Une mise en garde de bon sens. En effet, au regard du rapport réalisé et rendu public le mois dernier par la député UMP Bérangère Poletti au nom de la Commission des affaires sociales de l’Assemblée nationale, la quasi-totalité (99,6 %) des places des Ehpad, soit 551 893 places en 2009, est aujourd’hui médicalisée. Une généralisation qui bien sûr n’est pas sans incidence financière. Car, dans le même temps, relève l’élue de la première circonscription des Ardennes, « ce processus de médicalisation qui a permis de recruter davantage de personnel », a également « conduit à accroître de 30 % la part financée par l’assurance-maladie ».
Comme l’illustre le tableau ci-après, le montant des crédits dévolus à ces établissements par l’assurance maladie diminue depuis trois ans. Simple corollaire ? Le président du Syndicat des médecins intervenants en Ehpad (SNGIE) n’y croit pas. « Le souhait de développer une logique de budget global de la part de l’assurance-maladie obéit à une volonté de rebasculer la gestion de l’enveloppe financière à la charge du directeur de l’établissement. Le problème, outre le fait que cela revient à remettre en cause le paiement à l’acte pour les généralistes qui travaillent dans ces établissements, c’est que le montant des budgets dévolus aux Ehpad n’a pas été réactualisé depuis plusieurs années », analyse le Dr Philippe Marissal.

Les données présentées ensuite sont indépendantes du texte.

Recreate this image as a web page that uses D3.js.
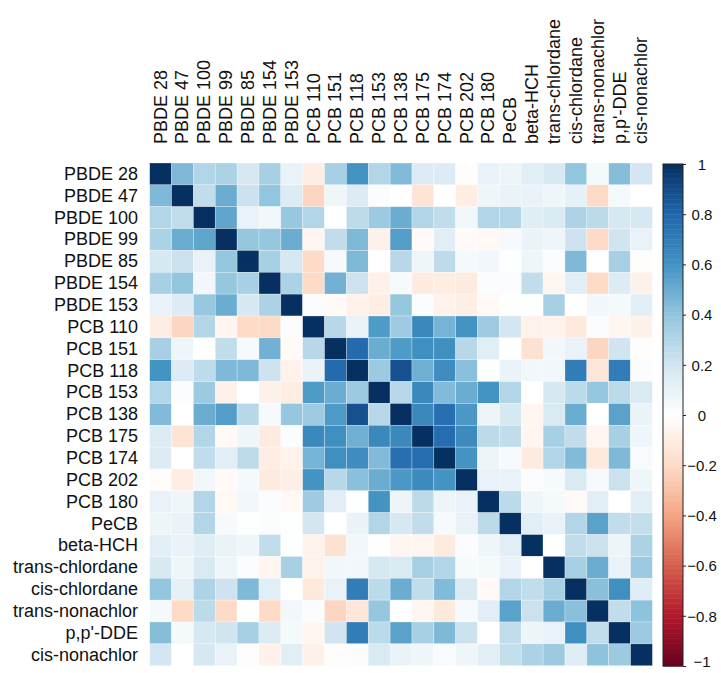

Ce généraliste de l’Ain parle en connaissance de cause, il fait partie des sept généralistes qui interviennent à l’Ehpad Fondation Costaz, à Champagne-en Valromey (voir reportage en page suivante). Et pour le Dr Marissal, il est urgent de clarifier une bonne fois pour toutes les missions des intervenants dans les Ehpad. Comme le statut du médecin coordonnateur par exemple. Une pierre dans le jardin de son homologue, présidente de la Fédération Française des Associations de Médecins Coordonnateurs en EHPAD (Ffamco), le Dr Nathalie Maubourguet-Aké. Cette généraliste d’Aquitaine, avait, en décembre dernier, remis un rapport en treize propositions au ministère chargé des aînés, qui insistait sur le role prépondérant dévolu au médecin coordonateur.
Une orientation qui paraît excessive au Dr Philippe Marissal : « peut-être que la mission de coordination serait mieux assurée par un personnel infirmier, formé, que par un généraliste », s’interroge ainsi le praticien qui distingue aujourd’hui deux types de médecins coordonnateurs. Ceux qui sont déjà médecins traitants au sein de l’établissement et qui connaissent bien les patients et les confrères. Et ceux, « qui se sont professionnalisés dans leur rôle de grand coordonnateur, en perdant de vue l’aspect libéral de l’exercice de la médecine générale. Une analyse qu’illustrent nos reportages réalisés à Marseille, dans l’Ain et en Auvergne et qui montre que le partenariat médecin coordonateur-médecins traitants se déroule avec un bonheur inégal.
Mais, pour l’heure, au-delà des polémiques, l’unité syndicale nationale est de mise pour maintenir les conditions d’intervention des médecins libéraux dans ces établissements. Reste que si les décrets relatifs à l’intervention des professionnels de santé dans les Ehpad devraient bien sortir au début de l’année prochaine, la question de leur mode de rémunération et de son montant devra, elle, attendre la prochaine convention. Pourtant l’heure presse. Selon l’Insee, 1 200 000 personnes seront dépendantes en 2040, contre 800 000 actuellement.